Drawing intent out of seemingly quotidian items like gloves is not unusual for the FBI, according to Joe Navarro, a former investigator with the agency who specializes in body language and nonverbal communication. “We look at all evidence,” Navarro wrote over email. “Nomex [a flame-resistant material] gloves are suggestive of intent, most people don’t have Nomex gloves.” When the case is presented in court and the jury is asked to determine intent, Navarro said, your outfit—and what it means—matters. “It is not that the agents need this, it is that the jury needs to know this,” he wrote. These details are important: merely intending to commit a crime can lead to a stricter legal punishment—the difference between first- and second-degree murder, for instance. The right (or wrong) pair of gloves could add time to any sentencing.
A case like Blumenthal’s is exactly why experts have advised protesters to wear non-identifying clothes and to cover their tattoos before taking to the streets. Apps that blur out protesters’ faces have also become essential for anyone who wants to share to places like Instagram. “Social media has fueled much of the protests and has also become a fertile ground for government surveillance,” Paul Hetznecker, an attorney representing protesters, including Blumenthal, told the Philly Inquirer. (Hetznecker did not respond to a request for comment.) “I think people have lost awareness of that.”

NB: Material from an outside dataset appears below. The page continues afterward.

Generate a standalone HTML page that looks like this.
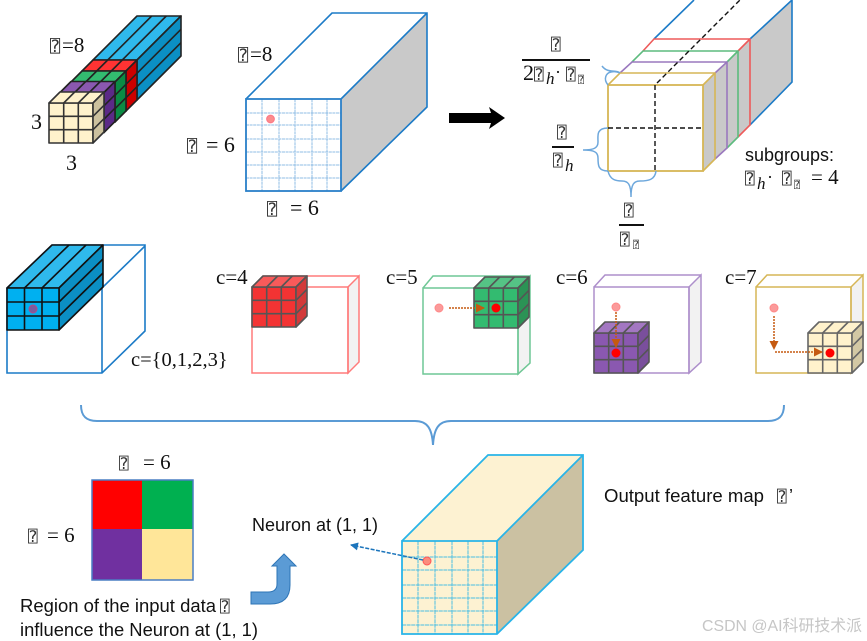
<!DOCTYPE html>
<html><head><meta charset="utf-8"><style>
html,body{margin:0;padding:0;background:#fff;width:867px;height:641px;overflow:hidden}
svg{display:block}
text{font-family:"Liberation Serif",serif;fill:#111;font-size:21px}
.t{font-family:"DejaVu Sans Mono",monospace;fill:#333}
.s{font-family:"Liberation Sans",sans-serif;font-size:18px;fill:#111}
.i{font-style:italic}
.line{fill:none;stroke-width:1.6}
.grid{fill:none;stroke:#6aa5db;stroke-width:1;stroke-opacity:.75;stroke-dasharray:3 .6}
.g2{fill:none;stroke:#2cb5e6;stroke-width:1;stroke-opacity:.85;stroke-dasharray:4 .6}
</style></head><body>
<svg width="867" height="641" viewBox="0 0 867 641" xmlns="http://www.w3.org/2000/svg">
<defs>
<g id="c" style="stroke:var(--k);stroke-width:1.6;stroke-linejoin:round">
<rect x="0" y="0" width="44" height="40" style="fill:var(--f)"/>
<polygon points="0,0 44,0 55,-11 11,-11" style="fill:var(--u)"/>
<polygon points="44,0 55,-11 55,29 44,40" style="fill:var(--r)"/>
<path d="M14.7 0V40M29.3 0V40M0 13.3H44M0 26.7H44M14.7 0L25.7 -11M29.3 0L40.3 -11M44 13.3L55 2.3M44 26.7L55 15.7" fill="none"/>
</g>
<marker id="o" markerWidth="12" markerHeight="10" refX="8" refY="4.500" orient="auto" markerUnits="userSpaceOnUse"><path d="M0 0L9 4.500L0 9Z" fill="#c55a11"/></marker>
<marker id="b" markerWidth="10" markerHeight="10" refX="7" refY="4" orient="auto" markerUnits="userSpaceOnUse"><path d="M0 0L8 4L0 8Z" fill="#1c75bc"/></marker>
</defs>

<!-- small stack -->
<g stroke="#222" stroke-width="1.600" stroke-linejoin="round">
<polygon points="93,60 137,60 181,16 137,16" fill="#2fb9ec"/>
<polygon points="137,60 181,16 181,56 137,100" fill="#0b8fc4"/>
<path d="M107.700 60L151.700 16M122.300 60L166.300 16M137 73.300L181 29.300M137 86.700L181 42.700" fill="none"/>
</g>
<use href="#c" x="82" y="71" style="--f:#f33;--u:#ff3333;--r:#cc0000;--k:#222"/>
<use href="#c" x="71" y="82" style="--f:#3b7;--u:#33bb70;--r:#0b8b44;--k:#222"/>
<use href="#c" x="60" y="92.500" style="--f:#85a;--u:#8a58b0;--r:#5b2a87;--k:#222"/>
<use href="#c" x="49" y="103" style="--f:#fff2cc;--u:#fff2cc;--r:#ccc19e;--k:#333"/>
<text x="50" y="52" class="t" style="font-size:17px">⍰</text><text x="62" y="52">=8</text>
<text x="31" y="129" style="font-size:22px">3</text><text x="66" y="170" style="font-size:22px">3</text>

<!-- blue cuboid -->
<polygon points="341,99 427,13 427,107 341,191" fill="#c9c9c9"/>
<path d="M246 99L332 13H427V107L341 191M341 99L427 13" fill="none" stroke="#1c7bc7" stroke-width="1.600"/>
<path class="grid" d="M262 99V191M279 99V191M295 99V191M312 99V191M327 99V191M246 113H341M246 125H341M246 139H341M246 152H341M246 165H341M246 178H341"/>
<rect x="246" y="99" width="95" height="92" fill="none" stroke="#2a80c8" stroke-width="1.800"/>
<circle cx="270.500" cy="119" r="4" fill="#fb8c8c" stroke="#f46" stroke-opacity=".5"/>
<text x="238" y="61" class="t" style="font-size:17px">⍰</text><text x="250" y="61">=8</text>
<text x="187" y="152" class="t" style="font-size:17px">⍰</text><text x="206" y="152" style="font-size:22px">= 6</text>
<text x="267" y="215" class="t" style="font-size:17px">⍰</text><text x="290" y="215" style="font-size:22px">= 6</text>

<!-- arrow -->
<polygon points="449,113 491,113 489,107 505,118 489,129 491,123 449,123" fill="#000"/>

<!-- right stack -->
<polygon points="703,85 750,39 792,0 792,82 750,125 703,171" fill="#c9c9c9"/>
<path d="M654 39L694 0M750 39L792 0V82L750 125" class="line" stroke="#1c7bc7"/>
<path d="M643 51L654 39H750V125L738 137M738 51L750 39" class="line" stroke="#ee5a5a"/>
<path d="M632 62L643 51H738V137L727 148M727 62L738 51" class="line" stroke="#5dbb7e"/>
<path d="M620 73L632 62H727V148L715 159M715 73L727 62" class="line" stroke="#9a78be"/>
<path d="M608 85L620 73H715V159L703 171M703 85L715 73" class="line" stroke="#d6b656"/>
<rect x="608" y="85" width="95" height="86" fill="none" stroke="#d6b656" stroke-width="1.800"/>
<path d="M655 85V171M608 128H703M657 83L740 0" fill="none" stroke="#111" stroke-width="1.400" stroke-dasharray="5 3"/>
<g fill="none" stroke="#6ea8dc" stroke-width="1.500">
<path d="M608 128C596 128 598 136 598 142C598 148 594 150 583 150C594 150 598 152 598 158C598 165 598 171 608 171"/>
<path d="M608 171C610 180 616 181 622 181C628 181 631 184 631 197C631 184 634 181 640 181C648 181 655 180 656 171"/>
<path d="M608 85C603 79 606 73 611 72C615 71 618 72 620 73C616 69 608 74 602 66"/>
</g>
<g>
<text x="551" y="50" class="t" style="font-size:16px">⍰</text>
<rect x="522" y="59" width="68" height="2" fill="#111"/>
<text x="523" y="80" style="font-size:22px">2</text><text x="534" y="80" class="t" style="font-size:16px">⍰</text><text x="546" y="84" class="i" style="font-size:17px">h</text><text x="555" y="78" style="font-size:18px">·</text><text x="566" y="80" class="t" style="font-size:16px">⍰</text><text x="578" y="83" class="t" style="font-size:10px">⍰</text>
<text x="557" y="138" class="t" style="font-size:16px">⍰</text>
<rect x="552" y="146" width="22" height="2" fill="#111"/>
<text x="553" y="166" class="t" style="font-size:16px">⍰</text><text x="565" y="171" class="i" style="font-size:17px">h</text>
<text x="624" y="216" class="t" style="font-size:16px">⍰</text>
<rect x="619" y="224" width="25" height="2" fill="#111"/>
<text x="620" y="245" class="t" style="font-size:16px">⍰</text><text x="633" y="248" class="t" style="font-size:10px">⍰</text>
</g>
<text x="745" y="161" class="s" textLength="89" lengthAdjust="spacingAndGlyphs">subgroups:</text>
<text x="745" y="184" class="t" style="font-size:16px">⍰</text><text x="757" y="189" class="i" style="font-size:17px">h</text><text x="767" y="183" style="font-size:18px">·</text><text x="782" y="184" class="t" style="font-size:16px">⍰</text><text x="794" y="188" class="t" style="font-size:10px">⍰</text><text x="811" y="184" style="font-size:21px">= 4</text>

<!-- row 2 -->
<path d="M7 288L52 245H145V331L102 373H7ZM102 288V373M7 288H102L145 246" fill="none" stroke="#1c7bc7" stroke-width="1.600"/>
<g stroke="#111" stroke-width="1.600" stroke-linejoin="round">
<polygon points="7,288 59,288 103,245 52,245" fill="#2fb9ec"/>
<polygon points="59,288 103,245 103,287 59,330" fill="#0b8fc4"/>
<rect x="7" y="288" width="52" height="42" fill="#00b0f0"/>
<path d="M24.500 288V330M42 288V330M7 302H59M7 316H59M24.500 288L69 245M42 288L86 245M59 302L103 259M59 316L103 273" fill="none"/>
</g>
<circle cx="33" cy="309" r="4" fill="#7b5c9e" stroke="#b04a8a"/>
<text x="131" y="366" style="font-size:20.500px">c={0,1,2,3}</text>

<g fill="none" stroke-width="1.500">
<polygon points="348,287 359,276 359,362 348,373" fill="#f2f2f2" stroke="#ff7b7b"/>
<path d="M252 287L263 276H359M252 287H348V373H252Z" stroke="#ff7b7b"/>
<polygon points="518,288 530,276 530,363 518,374" fill="#f2f2f2" stroke="#6fc795"/>
<path d="M423 288L433 276H530M423 288H518V374H423Z" stroke="#6fc795"/>
<polygon points="689,287 701,275 701,362 689,373" fill="#f2f2f2" stroke="#ad8fcb"/>
<path d="M594 287L605 275H701M594 287H689V373H594Z" stroke="#ad8fcb"/>
<polygon points="851,287 863,275 863,362 851,373" fill="#f2f2f2" stroke="#d6b656"/>
<path d="M756 287L767 275H863M756 287H851V373H756Z" stroke="#d6b656"/>
</g>
<use href="#c" x="252" y="287" style="--f:#f33333;--u:#f85a5a;--r:#d23a3a;--k:#555"/>
<use href="#c" x="474" y="288" style="--f:#33bb70;--u:#55c385;--r:#2b9355;--k:#555"/>
<use href="#c" x="594" y="333" style="--f:#8a58b0;--u:#a377c2;--r:#7a4f9c;--k:#555"/>
<use href="#c" x="808" y="333" style="--f:#fff2cc;--u:#fff2cc;--r:#d3c8a4;--k:#666"/>

<text x="216" y="284">c=4</text>
<text x="386" y="284">c=5</text>
<text x="556" y="284">c=6</text>
<text x="725" y="284">c=7</text>

<g fill="#fb9a9a" stroke="#f88" stroke-width="1">
<circle cx="439" cy="308" r="4"/><circle cx="616" cy="307" r="4"/><circle cx="774" cy="308" r="4"/>
</g>
<g fill="#f00"><circle cx="496" cy="308" r="4.500"/><circle cx="616" cy="353" r="4.500"/><circle cx="830" cy="353" r="4.500"/></g>
<g fill="none" stroke="#c55a11" stroke-width="1.500" stroke-dasharray="2 1">
<path d="M449 308H484" marker-end="url(#o)"/>
<path d="M616 312V347" marker-end="url(#o)"/>
<path d="M774 316V349" marker-end="url(#o)"/>
<path d="M775 352H822" marker-end="url(#o)"/>
</g>

<!-- big brace -->
<path d="M81 405C81 416 86 421 97 421H415C427 421 432 428 433 445C434 428 439 421 451 421H768C779 421 784 416 784 405" fill="none" stroke="#5b9bd5" stroke-width="2"/>

<!-- square -->
<rect x="92" y="480" width="50" height="50" fill="#f00"/>
<rect x="142" y="480" width="51" height="50" fill="#00b050"/>
<rect x="92" y="529" width="50" height="51" fill="#7030a0"/>
<rect x="142" y="529" width="51" height="51" fill="#ffe699"/>
<rect x="92" y="480" width="101" height="100" fill="none" stroke="#4a7ec4" stroke-width="1.500"/>
<text x="119" y="469" class="t" style="font-size:16px">⍰</text><text x="143" y="469">= 6</text>
<text x="28" y="542" class="t" style="font-size:16px">⍰</text><text x="47" y="542">= 6</text>
<text x="20" y="612" class="s" textLength="196" lengthAdjust="spacingAndGlyphs">Region of the input data</text><text x="220" y="612" class="t" style="font-size:16px">⍰</text>
<text x="20" y="636" class="s" textLength="238" lengthAdjust="spacingAndGlyphs">influence the Neuron at (1, 1)</text>
<path d="M251 592H268Q277 592 277 584V566H272L284 554L296 566H290V585Q290 604 270 604H251Z" fill="#5b9bd5" stroke="#2e75b6"/>
<text x="252" y="531" class="s" textLength="126" lengthAdjust="spacingAndGlyphs">Neuron at (1, 1)</text>

<!-- output cuboid -->
<polygon points="402,541 488,455 583,455 497,541" fill="#fdf2d2"/>
<polygon points="497,541 583,455 583,550 497,634" fill="#cbc1a2"/>
<rect x="402" y="541" width="95" height="93" fill="#fdf2d2"/>
<path class="g2" d="M418 541V634M435 541V634M452 541V634M468 541V634M483 541V634M402 557H497M402 570H497M402 585H497M402 598H497M402 611H497M402 625H497"/>
<path d="M402 541L488 455H583V550L497 634H402V541H497V634M497 541L583 455" fill="none" stroke="#29b4e8" stroke-width="1.800"/>
<circle cx="427" cy="561" r="4" fill="#fb8c7c" stroke="#f55"/>
<path d="M423 560L351 545" fill="none" stroke="#1c75bc" stroke-width="1.500" stroke-dasharray="4 1.500" marker-end="url(#b)"/>
<text x="604" y="502" class="s" textLength="160" lengthAdjust="spacingAndGlyphs">Output feature map</text><text x="777" y="502" class="t" style="font-size:16px">⍰</text><text x="789" y="502" class="s">’</text>

<text x="702" y="631" style="font-family:'Liberation Sans','Noto Sans CJK SC',sans-serif;font-size:16px;fill:#c6c6c6" textLength="160" lengthAdjust="spacingAndGlyphs">CSDN @AI科研技术派</text>
</svg>
</body></html>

Blumenthal is currently being held without bail and faces up to 80 years in prison. “Great investigative work by the FBI that led to today’s charges,” William M. McSwain, the United States attorney for the eastern district of Pennsylvania wrote in a tweet about the case. “Richly ironic that we identified this alleged arsonist by her peace sign tattoo.” In a separate tweet, McSwain seemed to suggest that such investigations, whether or not they’re driven by clothing and tattoos, might soon become the norm. “Anybody who engaged in such acts can stand by to put your hands behind your back and head to federal prison,” he wrote. “We are coming for you.”
Update 6/24: A previous version of this article stated that Blumenthal faces 10 years in prison, as originally stated in the Department of Justice’s release. The maximum possible sentence is 80 years.